-------- PROVIDED MATERIAL --------
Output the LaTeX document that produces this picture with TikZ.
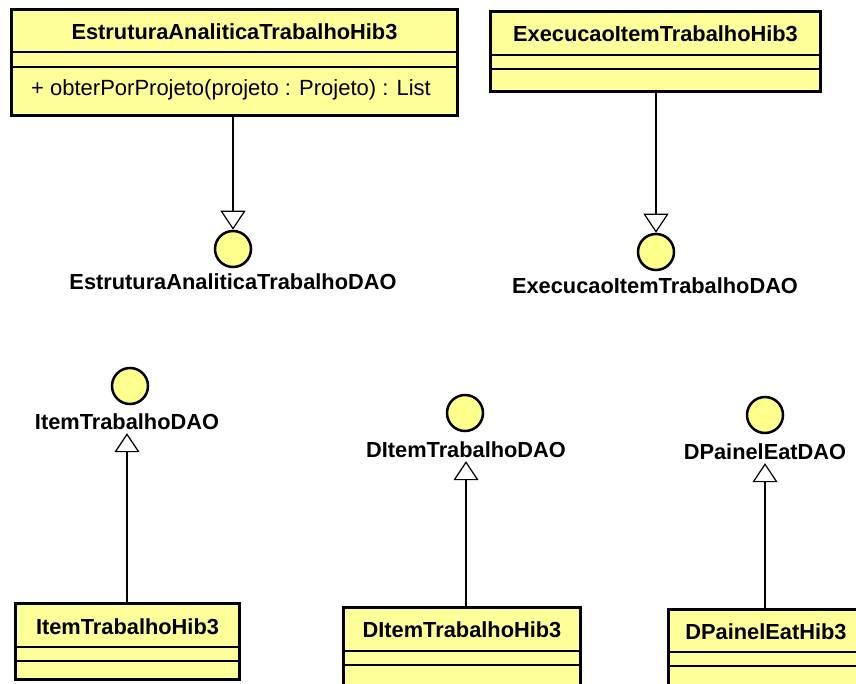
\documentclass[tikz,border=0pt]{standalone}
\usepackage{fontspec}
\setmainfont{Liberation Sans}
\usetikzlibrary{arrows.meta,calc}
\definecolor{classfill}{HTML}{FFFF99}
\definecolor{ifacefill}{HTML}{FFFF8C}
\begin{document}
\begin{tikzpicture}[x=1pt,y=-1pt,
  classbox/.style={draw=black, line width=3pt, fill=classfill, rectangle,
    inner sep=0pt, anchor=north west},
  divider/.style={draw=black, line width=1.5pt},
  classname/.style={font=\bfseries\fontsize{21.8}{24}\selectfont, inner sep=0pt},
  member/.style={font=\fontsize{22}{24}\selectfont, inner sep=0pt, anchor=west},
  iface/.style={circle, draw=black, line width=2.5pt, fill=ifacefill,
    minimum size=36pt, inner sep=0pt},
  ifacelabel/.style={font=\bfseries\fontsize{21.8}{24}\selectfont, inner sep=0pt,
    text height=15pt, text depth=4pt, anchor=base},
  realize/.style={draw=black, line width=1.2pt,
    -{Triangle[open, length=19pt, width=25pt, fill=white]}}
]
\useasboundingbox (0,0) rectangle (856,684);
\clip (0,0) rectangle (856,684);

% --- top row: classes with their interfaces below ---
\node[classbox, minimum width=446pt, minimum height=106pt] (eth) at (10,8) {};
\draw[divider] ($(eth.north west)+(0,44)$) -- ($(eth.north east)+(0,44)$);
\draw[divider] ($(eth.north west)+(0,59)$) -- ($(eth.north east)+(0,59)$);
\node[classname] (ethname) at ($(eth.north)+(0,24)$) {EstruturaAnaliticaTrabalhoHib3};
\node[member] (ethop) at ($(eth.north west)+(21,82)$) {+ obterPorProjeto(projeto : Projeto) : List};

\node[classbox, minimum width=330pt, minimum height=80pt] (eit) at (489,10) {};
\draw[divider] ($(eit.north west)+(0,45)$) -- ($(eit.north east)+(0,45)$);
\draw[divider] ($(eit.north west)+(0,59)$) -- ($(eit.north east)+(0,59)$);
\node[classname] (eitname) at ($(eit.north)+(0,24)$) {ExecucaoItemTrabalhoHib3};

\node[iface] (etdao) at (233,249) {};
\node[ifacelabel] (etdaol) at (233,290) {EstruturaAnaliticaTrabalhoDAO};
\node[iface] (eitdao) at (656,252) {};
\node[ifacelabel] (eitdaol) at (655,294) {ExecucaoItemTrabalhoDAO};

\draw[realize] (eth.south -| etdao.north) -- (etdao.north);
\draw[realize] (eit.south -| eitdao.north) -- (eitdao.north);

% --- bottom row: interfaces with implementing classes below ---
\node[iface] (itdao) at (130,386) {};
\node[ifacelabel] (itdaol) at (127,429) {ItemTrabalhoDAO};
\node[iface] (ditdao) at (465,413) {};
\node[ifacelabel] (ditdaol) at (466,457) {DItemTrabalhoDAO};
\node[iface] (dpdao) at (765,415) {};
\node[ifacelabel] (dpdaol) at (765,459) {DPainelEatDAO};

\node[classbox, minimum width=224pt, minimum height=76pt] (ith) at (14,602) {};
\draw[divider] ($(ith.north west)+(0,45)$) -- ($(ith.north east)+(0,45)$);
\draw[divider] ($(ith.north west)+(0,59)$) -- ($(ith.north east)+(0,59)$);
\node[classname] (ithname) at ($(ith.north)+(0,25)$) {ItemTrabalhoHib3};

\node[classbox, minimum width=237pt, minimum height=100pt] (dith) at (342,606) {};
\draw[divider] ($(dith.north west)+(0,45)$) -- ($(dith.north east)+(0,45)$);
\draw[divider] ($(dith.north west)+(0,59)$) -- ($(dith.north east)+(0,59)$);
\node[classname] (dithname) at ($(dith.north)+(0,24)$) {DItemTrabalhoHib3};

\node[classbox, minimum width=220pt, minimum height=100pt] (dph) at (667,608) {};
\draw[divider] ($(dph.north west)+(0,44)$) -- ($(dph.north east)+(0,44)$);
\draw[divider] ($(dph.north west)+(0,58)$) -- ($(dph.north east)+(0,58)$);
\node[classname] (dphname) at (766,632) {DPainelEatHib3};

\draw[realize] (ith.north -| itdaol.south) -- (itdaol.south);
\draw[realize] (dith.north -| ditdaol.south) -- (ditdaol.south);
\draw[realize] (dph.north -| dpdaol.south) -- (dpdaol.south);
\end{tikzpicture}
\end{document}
--------
• **TASK**: Make an exact copy of the whole listing, but don't bring over any pictures.

• **FULL SOLUTION**:
Output the LaTeX document that produces this picture with TikZ.
\documentclass[tikz,border=0pt]{standalone}
\usepackage{fontspec}
\setmainfont{Liberation Sans}
\usetikzlibrary{arrows.meta,calc}
\definecolor{classfill}{HTML}{FFFF99}
\definecolor{ifacefill}{HTML}{FFFF8C}
\begin{document}
\begin{tikzpicture}[x=1pt,y=-1pt,
  classbox/.style={draw=black, line width=3pt, fill=classfill, rectangle,
    inner sep=0pt, anchor=north west},
  divider/.style={draw=black, line width=1.5pt},
  classname/.style={font=\bfseries\fontsize{21.8}{24}\selectfont, inner sep=0pt},
  member/.style={font=\fontsize{22}{24}\selectfont, inner sep=0pt, anchor=west},
  iface/.style={circle, draw=black, line width=2.5pt, fill=ifacefill,
    minimum size=36pt, inner sep=0pt},
  ifacelabel/.style={font=\bfseries\fontsize{21.8}{24}\selectfont, inner sep=0pt,
    text height=15pt, text depth=4pt, anchor=base},
  realize/.style={draw=black, line width=1.2pt,
    -{Triangle[open, length=19pt, width=25pt, fill=white]}}
]
\useasboundingbox (0,0) rectangle (856,684);
\clip (0,0) rectangle (856,684);

% --- top row: classes with their interfaces below ---
\node[classbox, minimum width=446pt, minimum height=106pt] (eth) at (10,8) {};
\draw[divider] ($(eth.north west)+(0,44)$) -- ($(eth.north east)+(0,44)$);
\draw[divider] ($(eth.north west)+(0,59)$) -- ($(eth.north east)+(0,59)$);
\node[classname] (ethname) at ($(eth.north)+(0,24)$) {EstruturaAnaliticaTrabalhoHib3};
\node[member] (ethop) at ($(eth.north west)+(21,82)$) {+ obterPorProjeto(projeto : Projeto) : List};

\node[classbox, minimum width=330pt, minimum height=80pt] (eit) at (489,10) {};
\draw[divider] ($(eit.north west)+(0,45)$) -- ($(eit.north east)+(0,45)$);
\draw[divider] ($(eit.north west)+(0,59)$) -- ($(eit.north east)+(0,59)$);
\node[classname] (eitname) at ($(eit.north)+(0,24)$) {ExecucaoItemTrabalhoHib3};

\node[iface] (etdao) at (233,249) {};
\node[ifacelabel] (etdaol) at (233,290) {EstruturaAnaliticaTrabalhoDAO};
\node[iface] (eitdao) at (656,252) {};
\node[ifacelabel] (eitdaol) at (655,294) {ExecucaoItemTrabalhoDAO};

\draw[realize] (eth.south -| etdao.north) -- (etdao.north);
\draw[realize] (eit.south -| eitdao.north) -- (eitdao.north);

% --- bottom row: interfaces with implementing classes below ---
\node[iface] (itdao) at (130,386) {};
\node[ifacelabel] (itdaol) at (127,429) {ItemTrabalhoDAO};
\node[iface] (ditdao) at (465,413) {};
\node[ifacelabel] (ditdaol) at (466,457) {DItemTrabalhoDAO};
\node[iface] (dpdao) at (765,415) {};
\node[ifacelabel] (dpdaol) at (765,459) {DPainelEatDAO};

\node[classbox, minimum width=224pt, minimum height=76pt] (ith) at (14,602) {};
\draw[divider] ($(ith.north west)+(0,45)$) -- ($(ith.north east)+(0,45)$);
\draw[divider] ($(ith.north west)+(0,59)$) -- ($(ith.north east)+(0,59)$);
\node[classname] (ithname) at ($(ith.north)+(0,25)$) {ItemTrabalhoHib3};

\node[classbox, minimum width=237pt, minimum height=100pt] (dith) at (342,606) {};
\draw[divider] ($(dith.north west)+(0,45)$) -- ($(dith.north east)+(0,45)$);
\draw[divider] ($(dith.north west)+(0,59)$) -- ($(dith.north east)+(0,59)$);
\node[classname] (dithname) at ($(dith.north)+(0,24)$) {DItemTrabalhoHib3};

\node[classbox, minimum width=220pt, minimum height=100pt] (dph) at (667,608) {};
\draw[divider] ($(dph.north west)+(0,44)$) -- ($(dph.north east)+(0,44)$);
\draw[divider] ($(dph.north west)+(0,58)$) -- ($(dph.north east)+(0,58)$);
\node[classname] (dphname) at (766,632) {DPainelEatHib3};

\draw[realize] (ith.north -| itdaol.south) -- (itdaol.south);
\draw[realize] (dith.north -| ditdaol.south) -- (ditdaol.south);
\draw[realize] (dph.north -| dpdaol.south) -- (dpdaol.south);
\end{tikzpicture}
\end{document}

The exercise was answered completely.